Prof. Olaf Diegel has designed and built a variety of products: lighting equipment, home-health monitors, and even 3D-printed guitars .
Diegel, an instructor of Additive Manufacturing (AM) at the University of Auckland, is now creating technologies to help contain the spread of coronavirus and COVID-19, including face shields and a hands-free, foot-operated door opener.
The "foot opener" clips onto the bottom of the door and, if necessary, can be locked on and hand-tightened with two bolts.
Then, just step on it.
"I always believe that the simpler something is, the better it works," Diegel told Tech Briefs. "So, this one is about as simple as it gets."
Diegel's Creative Design and Additive Manufacturing Lab at the University of Auckland educates industry about how to properly use AM, in a way that adds enough value to overcome the otherwise high costs and slow speed of alternative manufacturing technologies.
Diegel, who has a background in product development, helps companies to redesign their products for AM, often by reducing the weight of parts.
"We can help them with their design whether it’s an existing product that needs updating, or a completely new idea that is still just a twinkle in their eye and walk them through the process of idea validation, detailed engineering design, manufacturing, and getting it out to market," said Diegel.
We spoke with Prof. Diegel about his recent inventions and advice he has for engineers with completely new ideas.
What role should 3D printing play in the creation of these kinds of protective medical products?
Prof. Olaf Diegel: If a part is not specifically designed for 3D printing then, chances are, that there are more cost-effective ways to make it. It’s also why I am not being obsessive about using 3D printing for personal protective equipment (PPE). If it can be done with a laser cutter instead, that tends to be a much faster and cost-effective method to make it. Only use 3D printing if it truly adds value to what you are doing.
In some cases 3D printing may add enough value to be worthwhile to make a single item for yourself, but not to make hundreds or thousands. In other cases, like the relatively complex venture PEEP valves used in ventilators, 3D printing may absolutely be the way to manufacture them.
And that’s probably the main advice I would give to engineers that are looking to design parts for 3D printing. Learn the basic design-for-additive-manufacturing rules: Things like minimizing the amount of material used, design to minimize post-processing, increase functionality by consolidating several parts into one or by making the component 90% lighter than the original one.

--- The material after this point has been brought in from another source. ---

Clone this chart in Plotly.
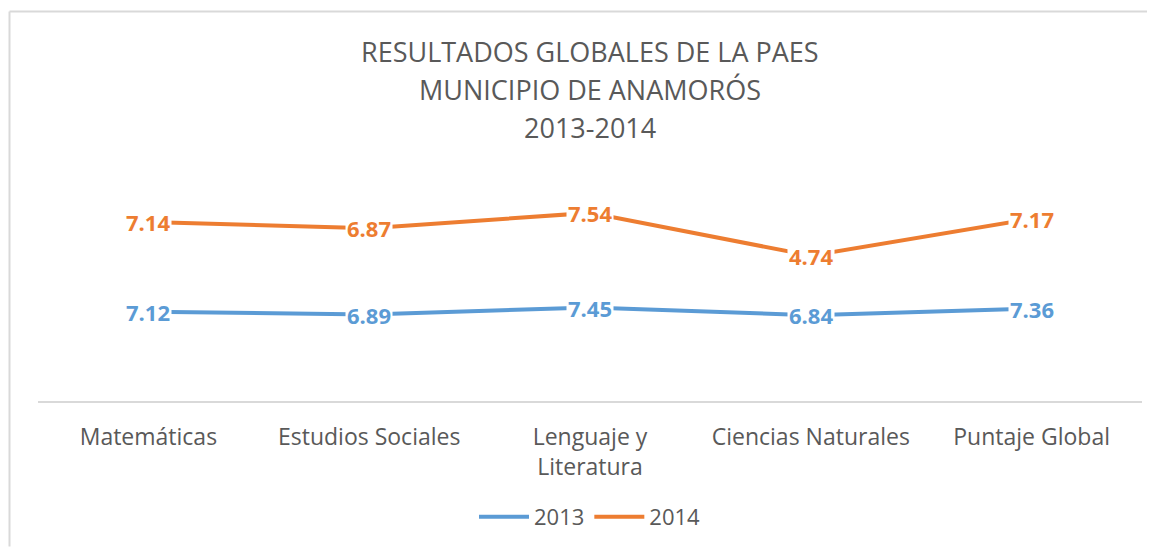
import plotly.graph_objects as go

categories = ["Matemáticas", "Estudios Sociales", "Lenguaje y<br>Literatura", "Ciencias Naturales", "Puntaje Global"]
values_2013 = [7.12, 6.89, 7.45, 6.84, 7.36]
values_2014 = [7.14, 6.87, 7.54, 4.74, 7.17]
series_names = ["2013", "2014"]
colors = ["#5B9BD5", "#ED7D31"]
title_lines = ["RESULTADOS GLOBALES DE LA PAES", "MUNICIPIO DE ANAMORÓS", "2013-2014"]

# Excel "stacked line" chart: 2014 is drawn on top of 2013
stacked_2014 = [a + b for a, b in zip(values_2013, values_2014)]
plot_series = [values_2013, stacked_2014]
label_series = [values_2013, values_2014]

OFF = 8  # page body margin
W, H = 1155 - OFF, 548 - OFF
L, R, T, B = 38 - OFF, 13, 150 - OFF, 146
plot_h = H - T - B

def py(ypx):
    return (H - B - (ypx - OFF)) / plot_h

def px(xpx):
    return ((xpx - OFF) - L) / (W - L - R)

fig = go.Figure()
for name, ys, col in zip(series_names, plot_series, colors):
    fig.add_trace(go.Scatter(x=categories, y=ys, name=name, mode="lines",
                             line=dict(color=col, width=4), hoverinfo="skip"))

annotations = []
for ys, labels, col in zip(plot_series, label_series, colors):
    for c, y, lab in zip(categories, ys, labels):
        annotations.append(dict(x=c, y=y, xref="x", yref="y", text=f"{lab:.2f}",
                                showarrow=False, bgcolor="white", borderpad=1,
                                font=dict(family="Open Sans", size=22, color=col, weight="bold"),
                                xanchor="center", yanchor="middle"))

for t, ypx in zip(title_lines, [51, 89, 127]):
    annotations.append(dict(x=0.5, y=py(ypx), xref="paper", yref="paper", text=t,
                            showarrow=False, xanchor="center", yanchor="middle",
                            font=dict(family="Open Sans", size=27, color="#595959")))

border = dict(color="#d9d9d9", width=2)
fig.update_layout(
    width=W, height=H,
    margin=dict(l=L, r=R, t=T, b=B),
    paper_bgcolor="white", plot_bgcolor="white",
    showlegend=True,
    legend=dict(orientation="h", x=0.5, xanchor="center", y=py(517), yanchor="middle",
                font=dict(family="Open Sans", size=22, color="#595959"),
                itemwidth=50),
    xaxis=dict(type="category", range=[-0.5, 4.5], showgrid=False, zeroline=False,
               showline=True, linecolor="#d9d9d9", linewidth=2, ticks="",
               tickfont=dict(family="Open Sans", size=23, color="#595959"),
               ticklabelstandoff=14),
    yaxis=dict(range=[0, 20], showgrid=False, zeroline=False, showline=False,
               showticklabels=False),
    annotations=annotations,
    shapes=[
        dict(type="line", xref="paper", yref="paper", x0=px(9.5), x1=px(1155), y0=py(11), y1=py(11),
             line=border, layer="below"),
        dict(type="line", xref="paper", yref="paper", x0=px(9.5), x1=px(9.5), y0=py(11), y1=py(548),
             line=border, layer="below"),
    ],
)

fig.write_html("out.html")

What inspired the creation of the hands-free door opener?
Prof. Diegel: The foot opener was mainly inspired by the need to avoid the transmission of COVID-19 through the hands which, I understand, are one of the most common ways these diseases are transmitted when the hands touch the face.
There have been quite a few open-source arm-based door openers popping up around the world, so I thought it might be good to have a foot-operated version for those who want to avoid the problem altogether.
I have also done an arm-operated one , which I have offered to print for anyone in New Zealand who needs it.
The products were designed for powder bed fusion 3D printing technologies (selective laser sintering ), as these are the technologies most suitable for producing large number of parts in a single print. They are printed in nylon. However, it would not be hard to modify the designs slightly to make them printable with extrusion technologies and desktop printers. The CAD models were put together so that they can almost instantly be modified to be adaptable for the many door handle shapes out there.
What other inventions are you working on to support coronavirus-response efforts?
Prof. Diegel: I am also working on a number of other PPE devices, focusing mostly on designing them so that they are efficient to manufacture in large quantities if needed.
There are plenty of open-source products out there now, but most are designed for making a one-off device for personal use (which is fantastic) but not for larger manufacturability. A screenshot of the face shield I am working on right now is below. You’ll notice that the "frame" has been split in two to make it easy to nest them for laser cutting. This means that about 4 times more can be laser-cut out of a sheet than if it were a single piece.
I have also been putting together a small library of the many open-source COVID-19 designs (ventilators, PEEP valves, face masks and shields, swabs, etc.) that have been springing up all around the world, so that we have these on hand and can choose the most suitable ones for the New Zealand (or other country) context, modify them if needed, and then manufacture them as efficiently as possible.